Chodorkowskij-Prozess in der Zielgerade

Der Prozess gegen Michail Chodorkowskij und Platon Lebedew geht nun endgültig zu Ende. Seit zwei Wochen plädiert die Staatsanwaltschaft, wohl ab Anfang nächster Woche ist die Verteidigung mit ihrem Schlussplädoyer dran. Nun muss sich entscheiden, wieviele weiter Jahre im Gefängnis den beiden bekanntesten russischen Gefangenen noch bevorstehen. Hier zu prognosieren ist natürlich riskant, vor allem weil wohl kaum der Richter nach rechtsstaatlichen Maßstäben das Urteil spricht, sondern Kreml und Weißes Haus nach politischen.

Der von mir im Sommer gezeigte Weg, wie Chodorkowskij und Lebedew im diesem zweiten Prozess zwar nicht freigesprochen, aber auch nicht verurteilt werden könnten, und damit im kommenden Jahr, nach Ablauf ihrer Strafe aus dem ersten Prozess (beide bekamen acht Jahre) freikämen, war damals schon unwahrscheinlich und erscheint inzwischen ausgeschlossen. Vor allem nach wiederholten Äußerungen von Premierminister Wladimir Putin zu den angeblich „blutigen Händen“ Chodorkowskijs Ende des Sommers muss man von einer Verurteilung ausgehen. Mit dem Plädoyer der Anklage gibt es auch gewisse Hinweise darauf wie das Urteil aussehen könnte.

Die der Anklage zu Grunde liegenden Strafrechtsparagraphen ließen eine Lagerhaftstrafe von bis zu 15 Jahren zu. Nun hat die Staatsanwaltschaft aber zwei Anklagepunkte fallen gelassen und im Hauptanklagepunkt die Menge des angeblich von Chodorkowksij und Lebedew ihrem eigenen Ölkonzern gestohlene Öls niedriger angesetzt als im Prozessverlauf. Das lässt darauf schließen, dass sie nicht die größtmögliche Haftdauer fordern wird.

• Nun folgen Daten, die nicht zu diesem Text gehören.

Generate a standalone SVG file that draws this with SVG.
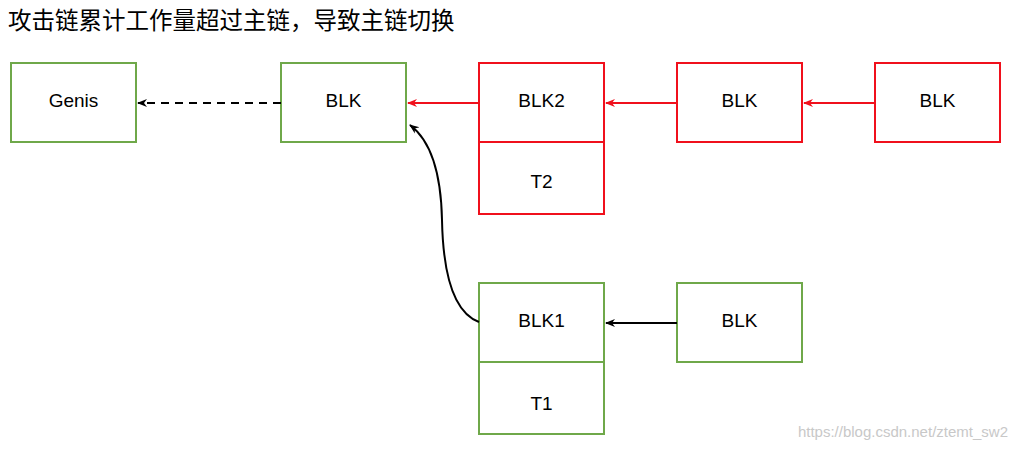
<svg xmlns="http://www.w3.org/2000/svg" width="1018" height="450" viewBox="0 0 1018 450">
<style>
text{font-family:"Liberation Sans","Noto Sans CJK SC",sans-serif;font-size:19px;fill:#000;text-anchor:middle;dominant-baseline:central}
.g{fill:#fff;stroke:#6fa84a;stroke-width:2}
.r{fill:#fff;stroke:#f0101c;stroke-width:2}
</style>
<defs>
<marker id="ab" markerWidth="10" markerHeight="10" refX="9" refY="5" orient="auto" markerUnits="userSpaceOnUse"><path d="M0,1 L10,5 L0,9 L3,5Z" fill="#000"/></marker>
<marker id="ar" markerWidth="10" markerHeight="10" refX="9" refY="5" orient="auto" markerUnits="userSpaceOnUse"><path d="M0,1 L10,5 L0,9 L3,5Z" fill="#f0101c"/></marker>
</defs>
<text x="8" y="21" style="text-anchor:start;font-size:23.5px">攻击链累计工作量超过主链，导致主链切换</text>
<g id="genis"><rect class="g" x="11" y="63" width="125" height="79"/><text x="73.500" y="100">Genis</text></g>
<g id="blk0"><rect class="g" x="281" y="63" width="125" height="79"/><text x="343.500" y="100">BLK</text></g>
<g id="blk2"><rect class="r" x="479" y="63" width="125" height="79"/><text x="541.500" y="100">BLK2</text></g>
<g id="t2"><rect class="r" x="479" y="142" width="125" height="72"/><text x="541.500" y="181">T2</text></g>
<g id="blk3"><rect class="r" x="677" y="63" width="125" height="79"/><text x="739.500" y="100">BLK</text></g>
<g id="blk4"><rect class="r" x="875" y="63" width="125" height="79"/><text x="937.500" y="100">BLK</text></g>
<g id="blk1"><rect class="g" x="479" y="283" width="125" height="79"/><text x="541.500" y="320">BLK1</text></g>
<g id="t1"><rect class="g" x="479" y="362" width="125" height="72"/><text x="541.500" y="403">T1</text></g>
<g id="blk5"><rect class="g" x="677" y="283" width="125" height="79"/><text x="739.500" y="320">BLK</text></g>
<g id="connectors" fill="none" stroke-width="2">
<path d="M281,103 H138" stroke="#000" stroke-dasharray="8,6" marker-end="url(#ab)"/>
<path d="M479,103 H408" stroke="#f0101c" marker-end="url(#ar)"/>
<path d="M677,103 H606" stroke="#f0101c" marker-end="url(#ar)"/>
<path d="M875,103 H804" stroke="#f0101c" marker-end="url(#ar)"/>
<path d="M677,323 H606" stroke="#000" marker-end="url(#ab)"/>
<path d="M479,322 C452,312 443,270 442,220 C441,170 430,140 410,125" stroke="#000" marker-end="url(#ab)"/>
</g>
<text x="1008" y="431" style="text-anchor:end;font-size:15px;fill:#c8c8c8">https://blog.csdn.net/ztemt_sw2</text>
</svg>
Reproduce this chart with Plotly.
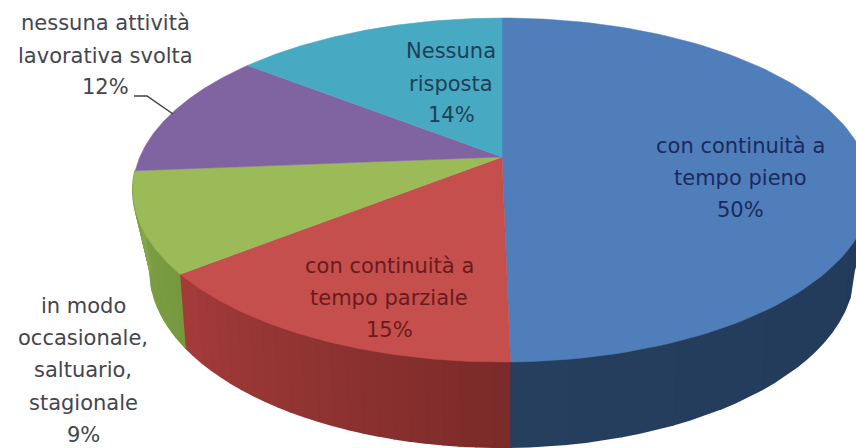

Der wichtigste Einwand gegen eine Freilassung der beiden Angeklagten im kommenden Jahr waren immer die Ende Dezember 2011 anstehenden Parlaments- und die kurz darauf im März 2012 stattfindenden Präsidentenwahlen. Kaum jemand in Russland kann sich vorstellen, dass die Sicherheitsfanatiker im Putin-Medwedjew-Team vor den Wahlen solch eine Entscheidung zuließen, deren Folgen aus ihrer Sicht nicht sicher zu kontrollieren wären. Und Kontrolle ist, da sind sie ganz Leninisten, alles.

Ein Freilassung Chodorkowkijs und Lebedews hätte aber, gerade aus Kremlsicht, außer diesen Sicherheitsbedenken nur Vorteile. Man wäre eine Sache los, für die man sich ständig rechtfertigen muss, oder gegen Kritik ihretwegen in harten Worten verwahren. Das war schon bisher unbequem und passt zudem inzwischen nicht mehr ins ost-westliche Tauwetter auf fast allen Ebenen. Als möglicher politischer Konkurrent ist Chodorkowskij längst keine Gefahr mehr, wenn er das überhaupt je gewesen ist.

Wie könnte das gehen? Ich wage erneut, trotz des sommerlichen Misserfolgs, eine Prognose. Das Gericht beschließt, dass vier oder fünf Haftjahre für die zur Last gelegten Verbrechen ausreichend sind. Nach russischen Recht beginnt das Zählen dieser zusätzlichen Jahre aber nicht am Ende der ersten Haftdauer, sondern mit Beginn des zweiten Verfahrens. Vier bis fünf Jahre hießen dann, Chodorkowskij und Lebedew könnten 2012 oder 2013 das Gefängnis verlassen. Die Wahlen wären vorbei und Putin oder Medwedjew wären inzwischen für sechs Jahre zum Präsident gewählt.

Nun wird mitunter eingewandt, ein so „mildes“ Urteil vertrage sich nicht mit den von Putin behaupteten „blutigen Händen“. Nur auf den ersten Blick. Präsident oder Premier Putin (je nachdem) könnte sich, mit entsprechenden Fragen konfrontiert, hinstellen und stolz erklären (wobei ihn sein spöttisches Gesicht selbstverständlich verraten würde und sollte), in Russland seien Gerichte eben unabhängig. Er, Putin, hätte diesen Verbrecher Chodorkowskij, gern länger hinter Stacheldraht gesehen. Aber der Rechtsstaat habe nun einmal anders entschieden. So wie es aussieht, wäre das nicht der schlechteste Ausgang, zumindest für die beiden Gefangenen.